En invoquant son histoire personnelle complexe, nourrie de nombreux détails, André Kornmann a tenté de se justifier à la barre. Mais le président du tribunal, excédé, y a coupé court, mentionnant « un ressentiment depuis un quart de siècle contre la profession des notaires », depuis qu’il « a échoué au concours de droit local en 1991 ». Et de poursuivre avec une lecture du rapport d’expertise psychiatrique, dont les conclusions étaient déjà pressenties depuis le début de l’audience : « parle de manière logorrhéique, est très fier d’avoir une centaine de notaires à son tableau de chasse. Risque élevé de récidive. »

« Je ne me reconnais pas du tout », remarque André Kornmann. Un déni dans lequel il s’enfonce davantage à l’écoute du réquisitoire. Avant de prendre la parole, le procureur de la République Gueorgi Varbanov marque un moment de silence. Puis, il soupire :

« C’est du délire complet. Malgré vos diplômes, vous avez résumé l’intégralité de votre vie en une dizaine de pages. Votre dossier transpire la haine et le mal. Vous utilisez votre profession comme une arme que vous pointez vers des personnes de 70, 80, 90 ans en les harcelant, les persécutant, les menaçant. »

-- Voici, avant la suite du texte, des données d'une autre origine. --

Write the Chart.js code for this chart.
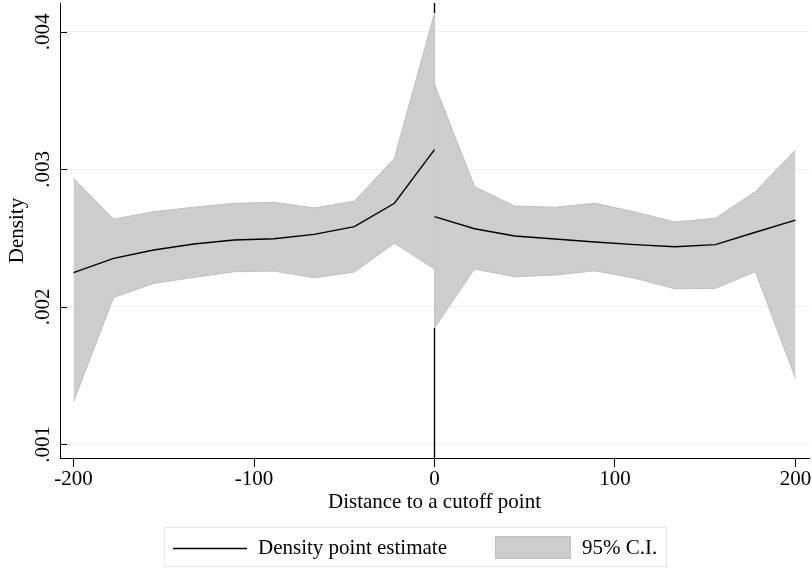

Les réquisitions sont à la hauteur de l’agacement qui règne dans la salle d’audience : 6 mois de prison avec sursis mais surtout une interdiction définitive d’exercer la profession d’avocat.

Hochement négatif de la tête chez le prévenu, qui semble jouer un rôle de victime, concédant à peine avoir manqué de retenue dans ses lettres. Une stratégie de minimisation développée par son avocat, qui pointe « l’absence de violences physiques » et remet en cause la vulnérabilité des victimes. Il invoque le décès du père de Me Kornmann il y a quelques années et dénonce « la mise à mort sociale » de son client, « prisonnier de sa frustration », dont l’existence « ne peut pas se résumer à ces courriers malheureux. »

André Kornmann se verra finalement condamné à trois mois de prison avec sursis, six mois d’interdiction d’exercice et 3 000 euros d’amende. Il a dix jours pour faire appel de ce jugement.